The following day, North Beach — actually all of San Francisco — honored Michael McCourt, the highly engaging, quintessential Irish bartender. First was a funeral mass at Saints Peter and Paul, and then there was an Irish wake at Original Joe’s across Washington Square, where Michael held court behind the bar before he passed. As at all proper wakes, many rose and spoke. I was one of them. I read from the chapter on Michael in my book, Sketches from a North Beach Journal. Michael’s brother, Alphie, flew in from New York City. His eloquence had us all gasping. He wrote a poem about Michael, The Loneliness of the Labor Day Sunday (Michael died over that weekend). Here is a passage from Alphie’s poem:

In a voice left over from a time

When we didn’t need to spend half our lives

Looking over our shoulders and watching the watchers

A time when we could make a joke and not worry about the

lawsuit which these days is sure to follow

A voice left over yes indeed Mike almost outlived his time but didn’t

Living just long enough to set a bad and therefore a really

good and irreverent example

And best of all to leave a legacy rich in stories some real and

some invented and therefore all the more real

Since the teller must not allow the facts to obscure the truth

And that was our brother Michael …

Michael McCourt left us without permission.

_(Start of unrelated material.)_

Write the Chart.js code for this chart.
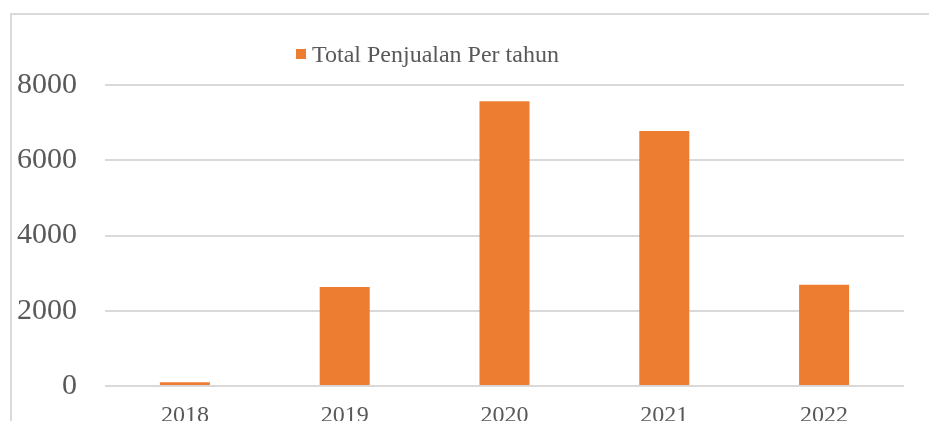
<!DOCTYPE html>
<html>
<head>
<meta charset="utf-8">
<script src="https://cdn.jsdelivr.net/npm/chart.js@4"></script>
<style>
  html, body { margin: 0; padding: 0; background: #fff; overflow: hidden; }
  #wrap { position: relative; width: 929px; height: 421px; overflow: hidden; }
  #frame { position: absolute; left: 10px; top: 13px; width: 1000px; height: 500px;
           border-left: 2px solid #d9d9d9; border-top: 2px solid #d9d9d9; }
  canvas { position: absolute; left: 0; top: 0; }
</style>
</head>
<body>
<div id="wrap">
  <div id="frame"></div>
  <canvas id="c" width="929" height="421"></canvas>
</div>
<script>
const categories = ["2018", "2019", "2020", "2021", "2022"];
const seriesName = "Total Penjualan Per tahun";
const salesValues = [100, 2630, 7570, 6780, 2690];
const yTicks = [0, 2000, 4000, 6000, 8000];

const FONT = "'Liberation Serif', 'Times New Roman', serif";
const TEXT = "#595959";
const ORANGE = "#ED7D31";

const legendPlugin = {
  id: 'customLegend',
  afterDraw(chart) {
    const ds = chart.data.datasets[0];
    const ctx = chart.ctx;
    ctx.save();
    ctx.fillStyle = ds.backgroundColor;
    ctx.fillRect(296, 49, 10, 10);
    ctx.font = "24px " + FONT;
    ctx.fillStyle = TEXT;
    ctx.textBaseline = "alphabetic";
    ctx.textAlign = "left";
    ctx.fillText(ds.label, 312, 62);
    ctx.restore();
  }
};

new Chart(document.getElementById('c'), {
  type: 'bar',
  data: {
    labels: categories,
    datasets: [{
      label: seriesName,
      data: salesValues,
      backgroundColor: ORANGE,
      borderWidth: 0,
      barPercentage: 0.313,
      categoryPercentage: 1.0
    }]
  },
  options: {
    responsive: false,
    maintainAspectRatio: false,
    animation: false,
    layout: { padding: { left: 15, right: 25, top: 85, bottom: 0 } },
    plugins: {
      legend: { display: false },
      tooltip: { enabled: false }
    },
    scales: {
      x: {
        grid: { display: false, drawTicks: false },
        border: { display: false },
        ticks: { font: { family: FONT, size: 24 }, color: TEXT, padding: 15, maxRotation: 0 },
        afterFit(s) { s.height = 35; }
      },
      y: {
        min: 0, max: 8000,
        afterBuildTicks(s) { s.ticks = yTicks.map(v => ({ value: v })); },
        grid: { color: "#d9d9d9", lineWidth: 2, drawTicks: false },
        border: { display: false },
        ticks: { font: { family: FONT, size: 30 }, color: TEXT, padding: 28,
                 callback: (v) => String(v) },
        afterFit(s) { s.width = 90; s.paddingTop = 0; s.paddingBottom = 0; }
      }
    }
  },
  plugins: [legendPlugin]
});
</script>
</body>
</html>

And speaking of bars and bartenders, San Francisco Chronicle reporter J.K. Dineen has written a book: High Spirits: The Legacy Bars of San Francisco. In North Beach he singles out Vesuvio Cafe, Spec’s Twelve Adler Place, The Saloon, La Rocca’s Corner, and Mr. Bing’s Cocktail Lounge. All worthy legacy bars. Dineen points out that Vesuvio was a haven for the Beats and for Beat wannabes who came in asking “What did Jack Kerouac drink?” Answer: “Whatever people would buy for him.”